---------- Dataset excerpt
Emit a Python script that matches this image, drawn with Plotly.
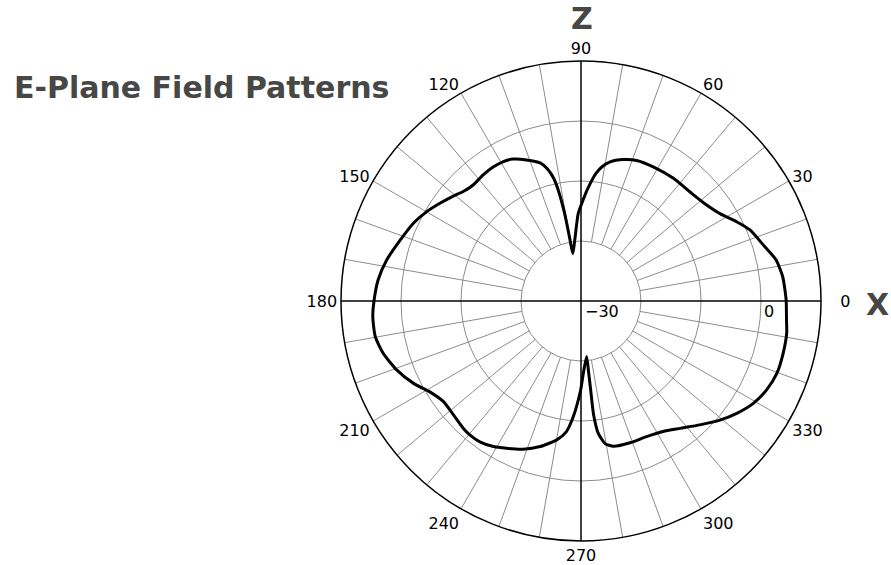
import plotly.graph_objects as go

# ---- data (angle in degrees, relative level in dB) ----
THETA_DEG = [0, 2, 7, 12, 16.6, 22.8, 27, 32, 38.6, 45, 53, 61.7, 68.4, 73.4, 78.2, 81, 83.3,
             86.5, 89, 91.8, 95.6, 99.8, 100.2, 100.6, 101.6, 102.6, 104, 106.5, 111.1, 115.5,
             119.1, 123.1, 127.8, 132.9, 137.1, 140.6, 145.3, 149.9, 155.1, 161.4, 168.1, 174.1,
             180, 184.3, 189.8, 194.8, 200.5, 206.2, 211, 216.2, 221.8, 227.3, 230.4, 234.3, 239,
             243.2, 248.7, 254.3, 260.1, 263.5, 266.2, 269.8, 271.8, 275.8, 276.1, 276.2, 276.3,
             277.4, 279.6, 282.6, 289.1, 295.8, 302.2, 307.9, 313.8, 319.4, 324.2, 329.3, 334.4,
             339.7, 345.5, 351.1, 354.7, 360]
GAIN_DB = [4.2, 4.1, 3.85, 3.2, 1.9, 0.55, -0.9, -2.6, -3.8, -4.3, -4.4, -4.6, -4.8, -5.4, -6.3, -7.3, -8.6,
           -11.2, -13.3, -15.4, -19.6, -22.0, -19.5, -15.2, -11.1, -9.0, -7.5, -6.0, -4.8, -3.8,
           -3.4, -3.3, -3.4, -3.6, -3.2, -2.45, -1.4, -0.3, 0.8, 1.8, 3.1, 4.0,
           4.5, 4.8, 4.8, 4.1, 2.8, 1.1, -0.6, -1.6, -1.5, -1.1, -1.0, -1.1, -1.7,
           -2.5, -3.5, -4.8, -6.5, -8.0, -10.7, -15.2, -17.9, -20.7, -17.9, -15.1, -11.0,
           -7.8, -5.9, -5.2, -5.0, -4.9, -4.3, -3.1, -1.4, 0.5, 2.0, 3.4, 4.3,
           4.8, 4.8, 4.7, 4.4, 4.2]

RADIAL_RANGE = [-30, 10]
RADIAL_GRID = [-20, -10, 0]
ANGLE_TICKS = [0, 30, 60, 90, 120, 150, 180, 210, 240, 270, 300, 330]
ANGLE_LABELS = ["\u00a0\u00a0\u00a00", "30", "60", "90", "120", "150", "180", "210", "240", "270", "300", "330"]
SPOKE_STEP = 10
SPOKE_FROM, SPOKE_TO = -20, 10

TITLE = "E-Plane Field Patterns"

W, H = 891, 565
CX, CY, R = 581, 301, 240  # pixel geometry of the polar circle


def px(x):
    return x / W


def py(y):
    return 1 - y / H


dom_x = [(CX - R) / W, (CX + R) / W]
dom_y = [1 - (CY + R) / H, 1 - (CY - R) / H]

# spokes (grid), skipping the main axes which are drawn as black cross lines
sp_r, sp_t = [], []
for a in range(0, 360, SPOKE_STEP):
    if a % 90 == 0:
        continue
    sp_r += [SPOKE_FROM, SPOKE_TO, None]
    sp_t += [a, a, None]

fig = go.Figure()
fig.add_trace(go.Scatterpolar(r=sp_r, theta=sp_t, mode="lines",
                              line=dict(color="#8c8c8c", width=1),
                              hoverinfo="skip", showlegend=False))
fig.add_trace(go.Scatterpolar(r=GAIN_DB, theta=THETA_DEG, mode="lines",
                              line=dict(color="black", width=3, shape="spline", smoothing=0.6),
                              showlegend=False))

label_font = dict(family="DejaVu Sans", size=16, color="black")
big_font = dict(family="DejaVu Sans", size=30, color="#474745", weight="bold")

fig.update_layout(
    width=W, height=H,
    margin=dict(l=0, r=0, t=0, b=0),
    paper_bgcolor="white",
    showlegend=False,
    polar=dict(
        domain=dict(x=dom_x, y=dom_y),
        bgcolor="white",
        radialaxis=dict(range=RADIAL_RANGE, tickvals=RADIAL_GRID, showticklabels=False,
                        ticks="", showline=False, gridcolor="#8c8c8c", gridwidth=1, angle=0),
        angularaxis=dict(rotation=0, direction="counterclockwise", tickvals=ANGLE_TICKS,
                         ticktext=ANGLE_LABELS, showgrid=False, ticks="", showline=True,
                         linecolor="black", linewidth=1.5, tickfont=label_font),
    ),
    shapes=[
        dict(type="line", xref="paper", yref="paper", x0=(CX - R) / W, x1=(CX + R) / W,
             y0=1 - CY / H, y1=1 - CY / H, line=dict(color="black", width=1.5)),
        dict(type="line", xref="paper", yref="paper", x0=CX / W, x1=CX / W,
             y0=1 - (CY + R) / H, y1=1 - (CY - R) / H, line=dict(color="black", width=1.5)),
    ],
    annotations=[
        dict(text=TITLE, x=px(12), y=py(87), xref="paper", yref="paper", xanchor="left",
             yanchor="middle", showarrow=False, font=big_font),
        dict(text="Z", x=px(582), y=py(19), xref="paper", yref="paper", xanchor="center",
             yanchor="middle", showarrow=False, font=big_font),
        dict(text="X", x=px(877), y=py(304), xref="paper", yref="paper", xanchor="center",
             yanchor="middle", showarrow=False, font=big_font),
        dict(text="\u221230", x=px(583), y=py(311), xref="paper", yref="paper", xanchor="left",
             yanchor="middle", showarrow=False, font=label_font),
        dict(text="0", x=px(762), y=py(311), xref="paper", yref="paper", xanchor="left",
             yanchor="middle", showarrow=False, font=label_font),
    ],
)

# remove the browser's default 8px body margin so the figure fills the window exactly
fig.write_html("out.html", config={"displayModeBar": False},
               post_script="document.body.style.margin='0px';")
--------------------
* **Objective**
Only the lines from the start of the material through the line containing "import plotly.graph_objects as go" should be transcribed. Pictures stay out.

* **Complete response**
Emit a Python script that matches this image, drawn with Plotly.
import plotly.graph_objects as go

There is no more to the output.